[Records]
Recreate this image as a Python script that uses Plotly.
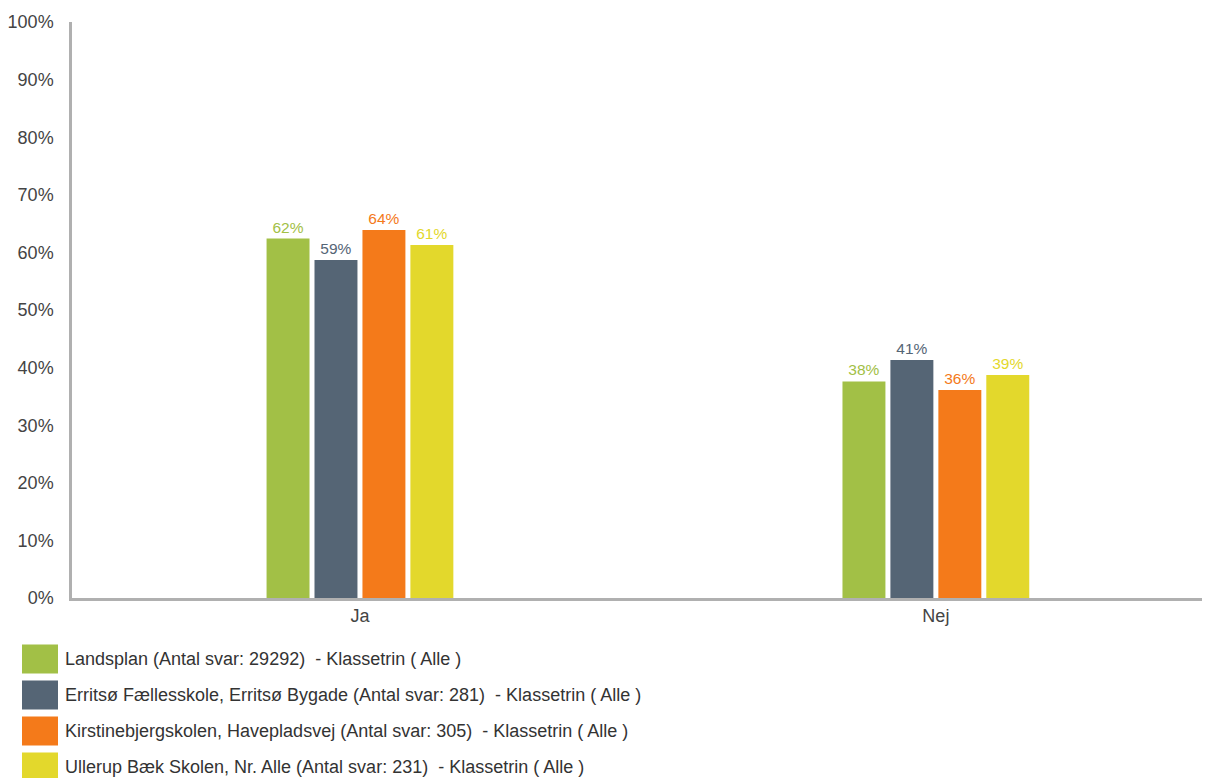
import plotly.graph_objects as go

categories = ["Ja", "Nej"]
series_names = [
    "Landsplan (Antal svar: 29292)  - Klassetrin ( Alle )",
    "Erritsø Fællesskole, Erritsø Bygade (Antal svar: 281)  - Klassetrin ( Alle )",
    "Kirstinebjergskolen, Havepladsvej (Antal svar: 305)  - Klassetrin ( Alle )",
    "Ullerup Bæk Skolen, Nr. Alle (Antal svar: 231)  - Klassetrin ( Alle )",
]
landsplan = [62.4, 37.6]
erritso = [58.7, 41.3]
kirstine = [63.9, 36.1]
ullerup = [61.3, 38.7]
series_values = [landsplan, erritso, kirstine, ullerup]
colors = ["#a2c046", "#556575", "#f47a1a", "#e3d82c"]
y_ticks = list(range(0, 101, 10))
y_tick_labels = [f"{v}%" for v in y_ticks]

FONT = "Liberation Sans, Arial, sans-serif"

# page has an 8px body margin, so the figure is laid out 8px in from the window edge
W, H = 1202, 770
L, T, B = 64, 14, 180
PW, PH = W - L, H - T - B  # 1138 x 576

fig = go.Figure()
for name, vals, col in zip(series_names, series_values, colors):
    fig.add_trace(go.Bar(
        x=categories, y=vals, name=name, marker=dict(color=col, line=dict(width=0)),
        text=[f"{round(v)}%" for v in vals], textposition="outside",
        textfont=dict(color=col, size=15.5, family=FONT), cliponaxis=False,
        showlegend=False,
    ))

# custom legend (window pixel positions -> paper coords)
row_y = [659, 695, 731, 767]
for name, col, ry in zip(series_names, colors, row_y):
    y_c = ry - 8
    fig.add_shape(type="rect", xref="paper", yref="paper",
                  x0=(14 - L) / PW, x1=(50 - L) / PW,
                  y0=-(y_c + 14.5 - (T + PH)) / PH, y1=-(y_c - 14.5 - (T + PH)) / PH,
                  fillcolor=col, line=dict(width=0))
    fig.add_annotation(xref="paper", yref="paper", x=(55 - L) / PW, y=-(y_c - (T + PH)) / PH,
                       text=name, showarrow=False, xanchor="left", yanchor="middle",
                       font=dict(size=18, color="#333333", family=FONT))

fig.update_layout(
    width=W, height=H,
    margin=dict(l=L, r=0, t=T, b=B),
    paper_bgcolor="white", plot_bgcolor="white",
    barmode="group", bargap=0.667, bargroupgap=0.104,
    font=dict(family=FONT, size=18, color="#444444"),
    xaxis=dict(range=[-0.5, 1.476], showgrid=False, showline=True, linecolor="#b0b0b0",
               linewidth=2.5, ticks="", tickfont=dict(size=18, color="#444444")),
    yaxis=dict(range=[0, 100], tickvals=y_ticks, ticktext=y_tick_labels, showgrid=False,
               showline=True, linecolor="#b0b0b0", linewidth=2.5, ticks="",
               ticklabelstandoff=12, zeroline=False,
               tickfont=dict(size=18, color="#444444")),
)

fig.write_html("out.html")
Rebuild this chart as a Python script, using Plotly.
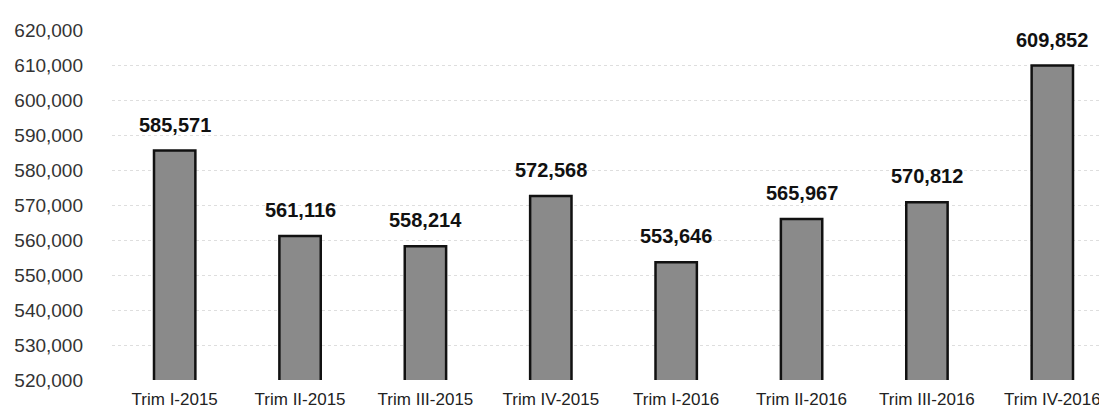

◆ Set problem: Transcribe the records above exactly as they appear, leaving out any pictures.

◆ The result:
Recreate this image as a Python script that uses Plotly.
import plotly.graph_objects as go

categories = ["Ja", "Nej"]
series_names = [
    "Landsplan (Antal svar: 29292)  - Klassetrin ( Alle )",
    "Erritsø Fællesskole, Erritsø Bygade (Antal svar: 281)  - Klassetrin ( Alle )",
    "Kirstinebjergskolen, Havepladsvej (Antal svar: 305)  - Klassetrin ( Alle )",
    "Ullerup Bæk Skolen, Nr. Alle (Antal svar: 231)  - Klassetrin ( Alle )",
]
landsplan = [62.4, 37.6]
erritso = [58.7, 41.3]
kirstine = [63.9, 36.1]
ullerup = [61.3, 38.7]
series_values = [landsplan, erritso, kirstine, ullerup]
colors = ["#a2c046", "#556575", "#f47a1a", "#e3d82c"]
y_ticks = list(range(0, 101, 10))
y_tick_labels = [f"{v}%" for v in y_ticks]

FONT = "Liberation Sans, Arial, sans-serif"

# page has an 8px body margin, so the figure is laid out 8px in from the window edge
W, H = 1202, 770
L, T, B = 64, 14, 180
PW, PH = W - L, H - T - B  # 1138 x 576

fig = go.Figure()
for name, vals, col in zip(series_names, series_values, colors):
    fig.add_trace(go.Bar(
        x=categories, y=vals, name=name, marker=dict(color=col, line=dict(width=0)),
        text=[f"{round(v)}%" for v in vals], textposition="outside",
        textfont=dict(color=col, size=15.5, family=FONT), cliponaxis=False,
        showlegend=False,
    ))

# custom legend (window pixel positions -> paper coords)
row_y = [659, 695, 731, 767]
for name, col, ry in zip(series_names, colors, row_y):
    y_c = ry - 8
    fig.add_shape(type="rect", xref="paper", yref="paper",
                  x0=(14 - L) / PW, x1=(50 - L) / PW,
                  y0=-(y_c + 14.5 - (T + PH)) / PH, y1=-(y_c - 14.5 - (T + PH)) / PH,
                  fillcolor=col, line=dict(width=0))
    fig.add_annotation(xref="paper", yref="paper", x=(55 - L) / PW, y=-(y_c - (T + PH)) / PH,
                       text=name, showarrow=False, xanchor="left", yanchor="middle",
                       font=dict(size=18, color="#333333", family=FONT))

fig.update_layout(
    width=W, height=H,
    margin=dict(l=L, r=0, t=T, b=B),
    paper_bgcolor="white", plot_bgcolor="white",
    barmode="group", bargap=0.667, bargroupgap=0.104,
    font=dict(family=FONT, size=18, color="#444444"),
    xaxis=dict(range=[-0.5, 1.476], showgrid=False, showline=True, linecolor="#b0b0b0",
               linewidth=2.5, ticks="", tickfont=dict(size=18, color="#444444")),
    yaxis=dict(range=[0, 100], tickvals=y_ticks, ticktext=y_tick_labels, showgrid=False,
               showline=True, linecolor="#b0b0b0", linewidth=2.5, ticks="",
               ticklabelstandoff=12, zeroline=False,
               tickfont=dict(size=18, color="#444444")),
)

fig.write_html("out.html")
Rebuild this chart as a Python script, using Plotly.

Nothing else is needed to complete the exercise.